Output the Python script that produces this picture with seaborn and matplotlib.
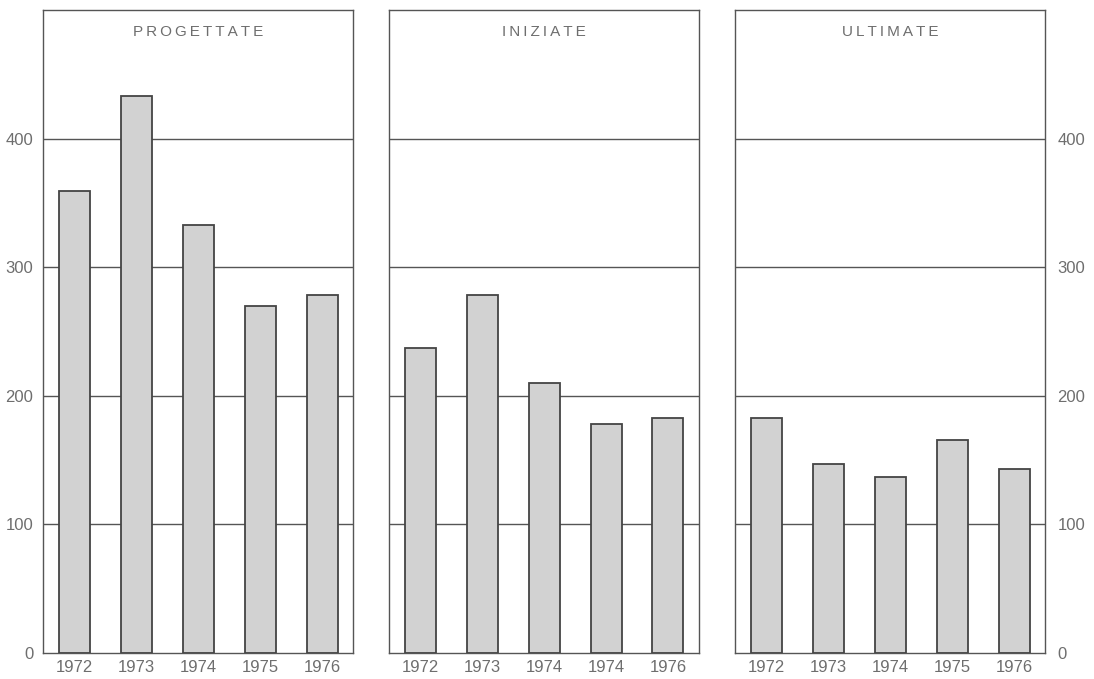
import matplotlib
matplotlib.use("Agg")
import matplotlib.pyplot as plt
import seaborn as sns

# ------------------------------------------------------------
# dati (valori stimati)
# ------------------------------------------------------------
anni = ["1972", "1973", "1974", "1975", "1976"]
etichette_iniziate = ["1972", "1973", "1974", "1974", "1976"]  # come nell'originale

progettate = [359, 433, 333, 270, 278]
iniziate = [237, 278, 210, 178, 183]
ultimate = [183, 147, 137, 166, 143]

titoli = ["PROGETTATE", "INIZIATE", "ULTIMATE"]
serie = [progettate, iniziate, ultimate]
etichette = [anni, etichette_iniziate, anni]
yticks = [0, 100, 200, 300, 400]

sns.set_theme(style="white")
plt.rcParams["font.family"] = ["Liberation Sans", "DejaVu Sans"]

GRIGIO_TESTO = "#6e6e6e"
GRIGIO_LINEE = "#555555"
RIEMPIMENTO = "#d2d2d2"

fig = plt.figure(figsize=(10.94, 6.79), dpi=100)

sinistre = [43 / 1094, 389 / 1094, 735 / 1094]
larghezza = 310 / 1094
basso = 26 / 679
altezza = 643 / 679

for i, (titolo, valori, labels) in enumerate(zip(titoli, serie, etichette)):
    ax = fig.add_axes([sinistre[i], basso, larghezza, altezza])
    posizioni = list(range(len(valori)))
    sns.barplot(x=posizioni, y=valori, ax=ax, color=RIEMPIMENTO,
                edgecolor="#444444", linewidth=1.3, width=0.5,
                saturation=1, zorder=3)
    ax.set_xlim(-0.5, len(valori) - 0.5)
    ax.set_ylim(0, 500)
    ax.set_xticks(posizioni)
    ax.set_xticklabels(labels)
    ax.set_yticks(yticks)
    ax.set_xlabel("")
    ax.set_ylabel("")

    # linee orizzontali di riferimento
    for v in yticks[1:]:
        ax.axhline(v, color=GRIGIO_LINEE, linewidth=1.0, zorder=1)

    for s in ax.spines.values():
        s.set_color(GRIGIO_LINEE)
        s.set_linewidth(1.0)
        s.set_visible(True)

    ax.tick_params(axis="both", length=0, labelsize=12, colors=GRIGIO_TESTO)
    ax.tick_params(axis="x", pad=5)
    ax.tick_params(axis="y", pad=7)

    if i == 0:
        ax.yaxis.tick_left()
    elif i == 2:
        ax.yaxis.tick_right()
        ax.tick_params(axis="y", pad=9)
    else:
        ax.set_yticklabels([])

    ax.text(0.5, 0.966, "\u2009".join(titolo), transform=ax.transAxes,
            ha="center", va="center", fontsize=11, color=GRIGIO_TESTO)

fig.savefig("out.png", dpi=100)
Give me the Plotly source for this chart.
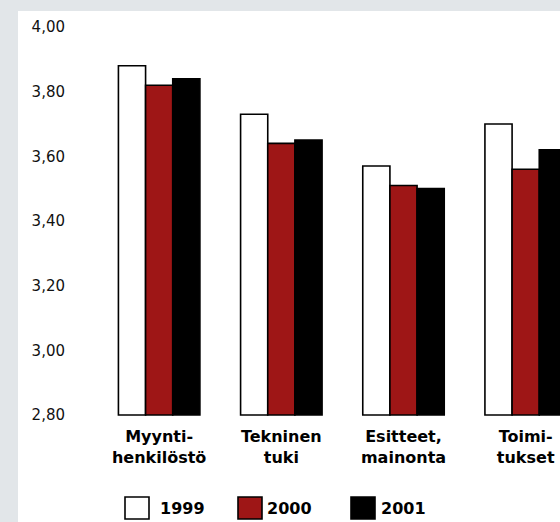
import plotly.graph_objects as go

# Survey averages per area, three survey years
categories = ["Myynti-<br>henkilöstö", "Tekninen<br>tuki", "Esitteet,<br>mainonta", "Toimi-<br>tukset"]
years = ["1999", "2000", "2001"]
values_1999 = [3.88, 3.73, 3.57, 3.70]
values_2000 = [3.82, 3.64, 3.51, 3.56]
values_2001 = [3.84, 3.65, 3.50, 3.62]
y_ticks = [2.8, 3.0, 3.2, 3.4, 3.6, 3.8, 4.0]
baseline = 2.8

W, H = 560, 522
L, R, T, B = 69, 0, 27, 104
plot_w = W - L - R
plot_h = H - T - B


def px_x(px):
    return (px - L) / plot_w


def px_y(py):
    return (H - B - py) / plot_h


fills = ["#ffffff", "#9e1616", "#000000"]
series = [values_1999, values_2000, values_2001]

fig = go.Figure()
for name, vals, col in zip(years, series, fills):
    fig.add_trace(go.Bar(
        x=categories,
        y=[v - baseline for v in vals],
        base=baseline,
        name=name,
        marker=dict(color=col, line=dict(color="#000000", width=1.6)),
        customdata=vals,
        hovertemplate="%{x}: %{customdata:.2f}<extra>" + name + "</extra>",
        showlegend=False,
    ))

shapes = [
    # white panel over the grey page border
    dict(type="rect", xref="paper", yref="paper",
         x0=px_x(18), x1=px_x(W + 5), y0=px_y(H + 5), y1=px_y(11),
         fillcolor="#ffffff", line=dict(width=0), layer="below"),
]
annotations = []

# legend row: boxes and year labels
legend_box_x = [125, 238, 351]
legend_text_x = [158, 265, 379]
for name, col, bx, tx in zip(years, fills, legend_box_x, legend_text_x):
    shapes.append(dict(type="rect", xref="paper", yref="paper",
                       x0=px_x(bx), x1=px_x(bx + 24), y0=px_y(519), y1=px_y(497),
                       fillcolor=col, line=dict(color="#000000", width=1.6)))
    annotations.append(dict(text=name, xref="paper", yref="paper",
                            x=px_x(tx), y=px_y(508), xanchor="left", yanchor="middle",
                            showarrow=False,
                            font=dict(family="DejaVu Sans", size=16, color="#000000", weight="bold")))

fig.update_layout(
    width=W, height=H,
    margin=dict(l=L, r=R, t=T, b=B, pad=0),
    paper_bgcolor="#e2e6e9",
    plot_bgcolor="#ffffff",
    barmode="group",
    bargap=0.333,
    bargroupgap=0,
    separators=",.",
    shapes=shapes,
    annotations=annotations,
    xaxis=dict(
        range=[-0.738, 3.281],
        showgrid=False, zeroline=False, showline=False, ticks="",
        ticklabelstandoff=7,
        tickfont=dict(family="DejaVu Sans", size=16, color="#000000", weight="bold"),
    ),
    yaxis=dict(
        range=[2.7907, 4.0],
        tickvals=y_ticks,
        tickformat=".2f",
        showgrid=False, zeroline=False, showline=False, ticks="",
        ticklabelstandoff=3,
        tickfont=dict(family="DejaVu Sans", size=15, color="#111111"),
    ),
)

fig.write_html("out.html")
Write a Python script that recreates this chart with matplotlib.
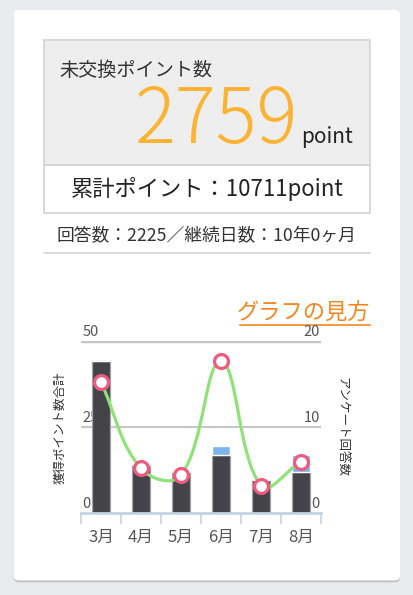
import numpy as np
import matplotlib
matplotlib.use("Agg")
import matplotlib.pyplot as plt
from matplotlib.patches import FancyBboxPatch, Rectangle
from matplotlib.path import Path
from matplotlib.patches import PathPatch

plt.rcParams['font.family'] = ['Noto Sans CJK JP', 'DejaVu Sans']

# data
months = ["3月", "4月", "5月", "6月", "7月", "8月"]
points_main = [44, 14, 12, 17, 9.6, 12]
points_extra = [0, 0, 0, 2.5, 0, 4.9]
answers = [15.2, 5.2, 4.4, 17.6, 3.2, 6.0]
left_ticks = [0, 25, 50]
right_ticks = [0, 10, 20]

W, H = 413, 595
fig = plt.figure(figsize=(W / 100, H / 100), dpi=100)
fig.patch.set_facecolor("#e9eaee")

# page layer in pixel coordinates
bg = fig.add_axes([0, 0, 1, 1])
bg.set_xlim(0, W)
bg.set_ylim(H, 0)
bg.axis("off")

# card with soft shadow
for off, a in [(2.0, 0.10), (1.0, 0.12)]:
    bg.add_patch(FancyBboxPatch((13.5, 10 + off), 386.5, 570.5, boxstyle="round,pad=0,rounding_size=5",
                                fc="#000000", ec="none", alpha=a))
bg.add_patch(FancyBboxPatch((13.5, 10), 386.5, 570.5, boxstyle="round,pad=0,rounding_size=5",
                            fc="white", ec="none"))

# points box
bg.add_patch(Rectangle((43.5, 40), 326, 125, fc="#eeeeee", ec="#d3d3d3", lw=1.2))
bg.add_patch(Rectangle((43.5, 165), 326, 47.5, fc="white", ec="#d3d3d3", lw=1.2))
bg.plot([43.5, 369.5], [252.8, 252.8], color="#d6d6d6", lw=1.2)

bg.text(59, 70, "未交換ポイント数", fontsize=13.8, color="#333333", va="center", ha="left")
bg.text(298, 143, "2759", fontsize=55, fontweight="light", color="#fbb331", va="baseline", ha="right")
bg.text(301, 143, "point", fontsize=15, color="#222222", va="baseline", ha="left")
bg.text(207, 189, "累計ポイント：10711point", fontsize=16, color="#222222", va="center", ha="center")
bg.text(206, 236, "回答数：2225／継続日数：10年0ヶ月", fontsize=12.8, color="#333333", va="center", ha="center")

bg.text(370, 313, "グラフの見方", fontsize=16, color="#f5861f", va="center", ha="right")
bg.plot([240, 370], [324.5, 324.5], color="#f5861f", lw=1.2)

# chart
x0, x1 = 81, 321
ytop, ybot = 340.7, 513.3
ax = fig.add_axes([x0 / W, (H - ybot) / H, (x1 - x0) / W, (ybot - ytop) / H])
ax.set_xlim(-0.5, 5.5)
ax.set_ylim(0, 50)
ax.patch.set_alpha(0)
for s in ["top", "left", "right"]:
    ax.spines[s].set_visible(False)
ax.spines["bottom"].set_color("#c3d3e3")
ax.spines["bottom"].set_linewidth(2)
ax.set_yticks([])

x = np.arange(len(months))
ax.axhline(50, color="#c6c6c6", lw=2.5, zorder=1)
ax.axhline(25, color="#c6c6c6", lw=1.5, zorder=1)

ax.bar(x, points_main, width=0.45, color="#444349", edgecolor="#a4a4a4", lw=0.9, zorder=2)
ax.bar(x, points_extra, width=0.45, bottom=points_main, color="#7cb5ec", edgecolor="white", lw=1.0, zorder=2)

ax.set_xticks(x)
ax.set_xticklabels(months, fontsize=12, color="#555555")
ax.set_xticks(np.arange(-0.5, 6, 1), minor=True)
ax.tick_params(axis="x", which="major", length=0, pad=11)
ax.tick_params(axis="x", which="minor", length=8, width=1.2, color="#c3d3e3")

for v in left_ticks:
    ax.text(-0.47, v + 0.6, str(v), fontsize=10.5, color="#555555", ha="left", va="bottom", zorder=1)

ax2 = ax.twinx()
ax2.set_ylim(0, 20)
ax2.axis("off")
for v in right_ticks:
    ax2.text(5.47, v + 0.25, str(v), fontsize=10.5, color="#555555", ha="right", va="bottom", zorder=1)

# smooth line through the points (tension spline in pixel space)
pts = ax2.transData.transform(np.column_stack([x, answers]))
t = 0.4
verts = [tuple(pts[0])]
codes = [Path.MOVETO]
cps = []
for i in range(len(pts)):
    prev = pts[max(i - 1, 0)]
    nxt = pts[min(i + 1, len(pts) - 1)]
    cur = pts[i]
    d01 = np.hypot(*(cur - prev))
    d12 = np.hypot(*(nxt - cur))
    tot = d01 + d12 if d01 + d12 > 0 else 1
    fa = t * d01 / tot
    fb = t * d12 / tot
    cps.append((cur - fa * (nxt - prev), cur + fb * (nxt - prev)))
for i in range(len(pts) - 1):
    verts += [tuple(cps[i][1]), tuple(cps[i + 1][0]), tuple(pts[i + 1])]
    codes += [Path.CURVE4] * 3
inv = ax2.transData.inverted()
path = Path(inv.transform(np.array(verts)), codes)
ax2.add_patch(PathPatch(path, fc="none", ec="#8fe27a", lw=2.3, zorder=3))
ax2.plot(x, answers, "o", ms=10, mfc="white", mec="#ef5a7e", mew=2.3, zorder=4)

ax.set_zorder(1)
ax2.set_zorder(2)

fig.text(60.5 / W, 1 - 428 / H, "獲得ポイント数合計", rotation=90, fontsize=9, color="#333333",
         ha="center", va="center")
fig.text(342 / W, 1 - 427 / H, "アンケート回答数", rotation=270, fontsize=9, color="#333333",
         ha="center", va="center")

fig.savefig("out.png", dpi=100, facecolor=fig.get_facecolor())
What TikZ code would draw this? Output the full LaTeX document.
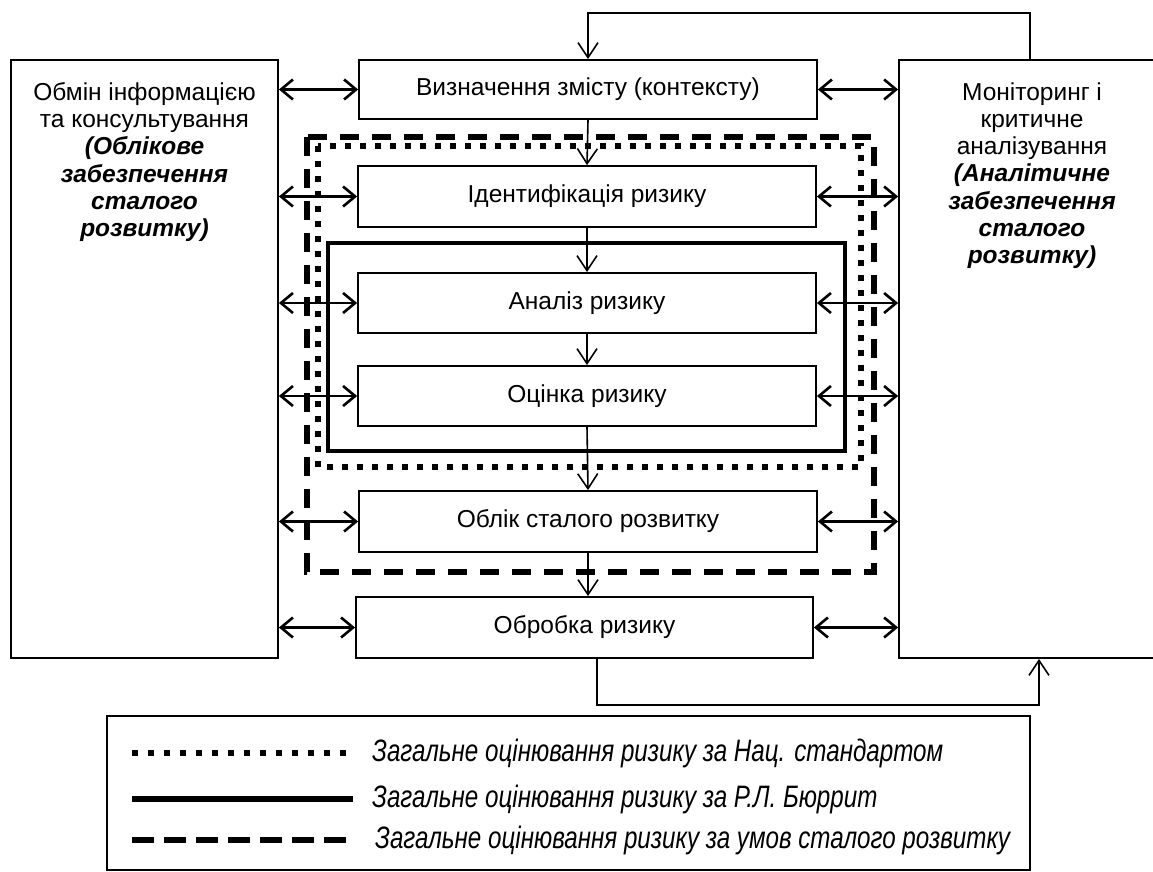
\documentclass[tikz,border=0pt]{standalone}
\usepackage{fontspec}
\setmainfont{Liberation Sans}
\newfontfamily\legendfont[FakeStretch=0.78]{Liberation Sans}
\usetikzlibrary{arrows.meta}

\tikzset{
  stage/.style={draw, line width=1.8pt, minimum width=458pt, minimum height=60pt, inner sep=0pt},
  side/.style={draw, line width=1.8pt, minimum width=267pt, minimum height=598pt, inner sep=0pt},
  sidetext/.style={align=center, anchor=north, inner sep=0pt},
  link/.style={{Straight Barb[length=12pt,width=20pt]}-{Straight Barb[length=12pt,width=20pt]}, line width=2.6pt},
  flow/.style={-{Straight Barb[length=15pt,width=20pt]}, line width=1.6pt},
  natframe/.style={line width=6pt, dash pattern=on 6pt off 9pt},
  burframe/.style={line width=4.5pt},
  sustframe/.style={line width=6.5pt, dash pattern=on 19pt off 13pt},
  legendtext/.style={anchor=west, inner sep=0pt, font=\fontsize{31}{36}\legendfont\itshape}
}

\begin{document}
\begin{tikzpicture}
   [x=1pt, y=-1pt, font=\fontsize{24.5}{27.3}\selectfont]
   \useasboundingbox (0,0) rectangle (1153,872);

   % frames of the three approaches
   \draw[sustframe] (307,137) rectangle (874,572);
   \draw[natframe] (318,146) rectangle (861,467);
   \draw[burframe] (328,243) rectangle (845,451);

   % side blocks
   \node[side] (info) at (144.5,359) {};
   \node[sidetext] (infotext) at (info.north) [yshift=-23pt]
      {Обмін інформацією\\та консультування\\\textbf{\textit{(Облікове}}\\\textbf{\textit{забезпечення}}\\\textbf{\textit{сталого}}\\\textbf{\textit{розвитку)}}};
   \node[side, minimum width=266pt] (mon) at (1032,359) {};
   \node[sidetext] (montext) at (mon.north) [yshift=-23pt]
      {Моніторинг і\\критичне\\аналізування\\\textbf{\textit{(Аналітичне}}\\\textbf{\textit{забезпечення}}\\\textbf{\textit{сталого}}\\\textbf{\textit{розвитку)}}};

   % process stages
   \node[stage, minimum height=59pt] (ctx) at (588,89.5) {Визначення змісту (контексту)};
   \node[stage, minimum height=61pt] (ident) at (587,196.5) {Ідентифікація ризику};
   \node[stage] (anal) at (587,303) {Аналіз ризику};
   \node[stage] (ocin) at (587,396) {Оцінка ризику};
   \node[stage, minimum height=61pt] (oblik) at (588,521.5) {Облік сталого розвитку};
   \node[stage, minimum width=457pt, minimum height=61pt] (obrob) at (584.5,627.5) {Обробка ризику};

   \foreach \s in {ctx,ident,anal,ocin,oblik,obrob} {
      \draw[link] (info.east |- \s.west) -- (\s.west);
      \draw[link] (\s.east) -- (mon.west |- \s.east);
   }

   \draw[flow] (ctx.south) -- (ident.north);
   \draw[flow] (ident.south) -- (anal.north);
   \draw[flow] (anal.south) -- (ocin.north);
   \draw[flow] (ocin.south) -- (oblik.north);
   \draw[flow] (oblik.south) -- (oblik.south |- obrob.north);

   % feedback loops
   \coordinate (topturn) at (1030,13);
   \draw[flow] (topturn |- mon.north) -- (topturn) -| (ctx.north);
   \coordinate (loopL) at (597,705);
   \coordinate (loopR) at (1039,705);
   \draw[flow] (obrob.south -| loopL) -- (loopL) -- (loopR) -- (loopR |- mon.south);

   % legend
   \node[draw, line width=1.8pt, minimum width=923pt, minimum height=154pt, inner sep=0pt] (legend) at (568.5,793) {};
   \draw[natframe, dash pattern=on 6pt off 10pt] (132,753) -- (353,753);
   \draw[burframe, line width=5.5pt] (132,799) -- (353,799);
   \draw[sustframe, line width=6pt, dash pattern=on 22pt off 10pt] (132,840) -- (353,840);
   \node[legendtext] (natlabel) at (372,753) {Загальне оцінювання ризику за Нац. стандартом};
   \node[legendtext] (burlabel) at (372,799) {Загальне оцінювання ризику за Р.Л. Бюррит};
   \node[legendtext] (sustlabel) at (375,840) {Загальне оцінювання ризику за умов сталого розвитку};
\end{tikzpicture}
\end{document}
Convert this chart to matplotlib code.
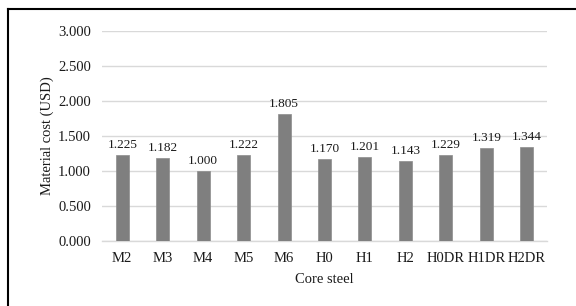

==============================

Show the lines of the records that contain the word "this".

_Task response_.
Output the Python script that produces this picture with seaborn and matplotlib.
Give me the Plotly source for this chart.
Write a Python script that recreates this chart with matplotlib.
What TikZ code would draw this? Output the full LaTeX document.
Convert this chart to matplotlib code.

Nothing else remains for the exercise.